Thanks to Vivian Waters for taking this photo at the National Military Cemetery at the Presidio outside of San Francisco. Sarah Bowman is honored there for her courage under fire at the Battle of Ft. Brown in March of 1846, and for her bravery in caring for the fallen on the battlefield. (She also once proposed to Zachary Taylor’s entire army, but that’s another part of her extraordinary career).
Sarah Bowman stood six feet tall at a time when the average soldiers’s height has been recorded as five-foot six-inches. Her height explains why she was nicknamed The Great Western, after the largest steamship afloat back then. One soldier observed that she was so tall you had to hug her in installments, and added that she had enough sand for a lakefront.
One of the few images of Sarah is this one, drawn by Samuel Chamberlain, a soldier who knew her and wrote a biography, of sorts, of her. (notice that she’s packing). After the War with Mexico ended, Sam, who until then I had become fond of, took up the unsavory career of scalp hunter with the infamous Glanton gang.
When Zachery Taylor marched his army into Mexico in 1845, Sarah went along as a laundress. But even at six-feet tall, she was a woman in a man’s world. One evening, while warming up in Tom Fox’s karate class on Maryland’s Eastern Shore, the banter turned to my latest writing project and Sarah. In that class the ratio of two women to eighteen or twenty extraordinarily fit young guys gave me some inkling of Sarah’s situation.
This is martial arts sensei Tom Fox. I can’t find my photos of the class when I was in it, but during that particular warm-up, classmate and black belt Tom Harner said Sarah had to “shoot the puppy.”
My friend Tom Harner is a former Para-Jumper, a tough Air-Force unit with the nickname “Ninja brain surgeons.” He explained that “shooting the puppy” meant picking an individual from the pack and making an example of him the others wouldn’t forget. He got me to thinking about how Sarah might have established her place in the pecking order of a rough-and-tumble frontier. Here’s the way I imagined her entrance into the make-shift settlement around Colonel Kinney’s trading post.
This excerpt is from the original website that Ginny Stibolt created for me in 2001 at www.luciastclairrobson.com/old_site/Fearless.htm . It’s not included on my new website. www.luciastclairrobson.com
Fearless: A Novel of Sarah Bowman
(This is the Texans’ introduction to The Great Western. I figure Sarah understood the importance of first impressions).
The population of Colonel Kinney’s trading post had multiplied tenfold from the original hundred or so inhabitants. The palisade was barely visible beyond the sprawl of tents and leantos and hastily-erected shacks, most of which advertised themselves as saloons. It seemed as though everyone who wasn’t hammering was playing cards. Sarah steered the mare into the smell of manure and newly-sawn wood. Others abandoned their tasks to watch.

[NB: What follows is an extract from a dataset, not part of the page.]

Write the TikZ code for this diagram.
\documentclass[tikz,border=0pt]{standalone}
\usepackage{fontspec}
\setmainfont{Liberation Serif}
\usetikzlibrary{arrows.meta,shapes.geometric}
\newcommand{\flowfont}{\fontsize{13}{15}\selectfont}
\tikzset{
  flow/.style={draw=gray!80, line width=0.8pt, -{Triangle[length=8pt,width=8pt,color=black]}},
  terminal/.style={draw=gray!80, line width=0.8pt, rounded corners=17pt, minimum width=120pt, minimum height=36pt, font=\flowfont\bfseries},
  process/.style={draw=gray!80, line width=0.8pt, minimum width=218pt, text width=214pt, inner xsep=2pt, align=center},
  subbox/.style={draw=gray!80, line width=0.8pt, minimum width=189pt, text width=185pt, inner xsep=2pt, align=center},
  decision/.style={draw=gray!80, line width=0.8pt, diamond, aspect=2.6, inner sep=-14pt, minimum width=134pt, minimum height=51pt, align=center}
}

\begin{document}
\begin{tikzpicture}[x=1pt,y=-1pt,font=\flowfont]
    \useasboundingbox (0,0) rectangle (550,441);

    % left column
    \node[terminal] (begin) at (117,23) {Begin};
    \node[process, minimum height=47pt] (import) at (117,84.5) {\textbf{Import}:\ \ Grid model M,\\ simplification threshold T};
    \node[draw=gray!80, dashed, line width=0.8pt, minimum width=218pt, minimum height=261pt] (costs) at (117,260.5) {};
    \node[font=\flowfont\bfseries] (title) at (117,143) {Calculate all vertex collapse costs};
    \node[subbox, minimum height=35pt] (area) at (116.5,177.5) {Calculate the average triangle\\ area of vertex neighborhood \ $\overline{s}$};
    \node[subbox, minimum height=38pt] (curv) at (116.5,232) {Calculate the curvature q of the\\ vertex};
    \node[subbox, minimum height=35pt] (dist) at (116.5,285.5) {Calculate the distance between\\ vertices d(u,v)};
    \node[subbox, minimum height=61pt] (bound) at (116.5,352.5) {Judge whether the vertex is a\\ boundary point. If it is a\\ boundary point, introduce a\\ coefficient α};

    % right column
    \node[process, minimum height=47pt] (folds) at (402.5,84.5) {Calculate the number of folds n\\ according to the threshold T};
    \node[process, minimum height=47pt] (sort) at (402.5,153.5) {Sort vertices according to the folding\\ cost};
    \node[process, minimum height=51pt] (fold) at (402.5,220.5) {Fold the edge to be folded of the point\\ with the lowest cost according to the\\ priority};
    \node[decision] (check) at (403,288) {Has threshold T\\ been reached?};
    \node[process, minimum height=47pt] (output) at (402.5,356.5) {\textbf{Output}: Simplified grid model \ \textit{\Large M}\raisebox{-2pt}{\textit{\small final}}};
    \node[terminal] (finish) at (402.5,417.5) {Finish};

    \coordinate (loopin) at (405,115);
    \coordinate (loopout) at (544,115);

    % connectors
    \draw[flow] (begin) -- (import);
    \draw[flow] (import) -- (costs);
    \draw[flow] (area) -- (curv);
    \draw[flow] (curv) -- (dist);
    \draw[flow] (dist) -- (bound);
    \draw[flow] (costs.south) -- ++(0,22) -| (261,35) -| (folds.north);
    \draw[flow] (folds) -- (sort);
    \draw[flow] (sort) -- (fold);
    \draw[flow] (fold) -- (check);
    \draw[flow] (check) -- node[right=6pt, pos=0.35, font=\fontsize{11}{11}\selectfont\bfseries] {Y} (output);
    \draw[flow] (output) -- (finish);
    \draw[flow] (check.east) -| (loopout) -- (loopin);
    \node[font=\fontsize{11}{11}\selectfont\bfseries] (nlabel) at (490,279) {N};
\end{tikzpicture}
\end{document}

“Looky at this sorrel-top. She’s a frockful, ain’t she?” The man approached spraddle-legged and ripe with menace. “I reckon I’ll be your first customer, Ma’m.”
“I’m not in that business, sir.”
“Then I’ll surely be your first customer.” His laugh sounded like a dry axle churning through deep sand.
Sarah regarded him fondly. He would do just fine. He was a great hairy brute, almost as tall as she was. He wore a chimney-pot hat, a mangy wool vest, and Indian leggings. He liked attention and he was attracting an audience. Yes, he would do just fine.
He made a grab for the mare’s bridle and Sarah unhooked the iron skillet. It weighed twenty pounds, but she regularly hefted sodden wool uniforms that weighed more. She swung the skillet with one hand. It clanged when it hit the side of his head, unseating the chimney-pot hat. Sarah thought of it as a school bell for the uneducated. He fell as abruptly as a sack of nails dropped from a height.
She balanced the frying pan on her knee. “Do any of you gallants know where Mister Delfinius Burch has pitched camp?”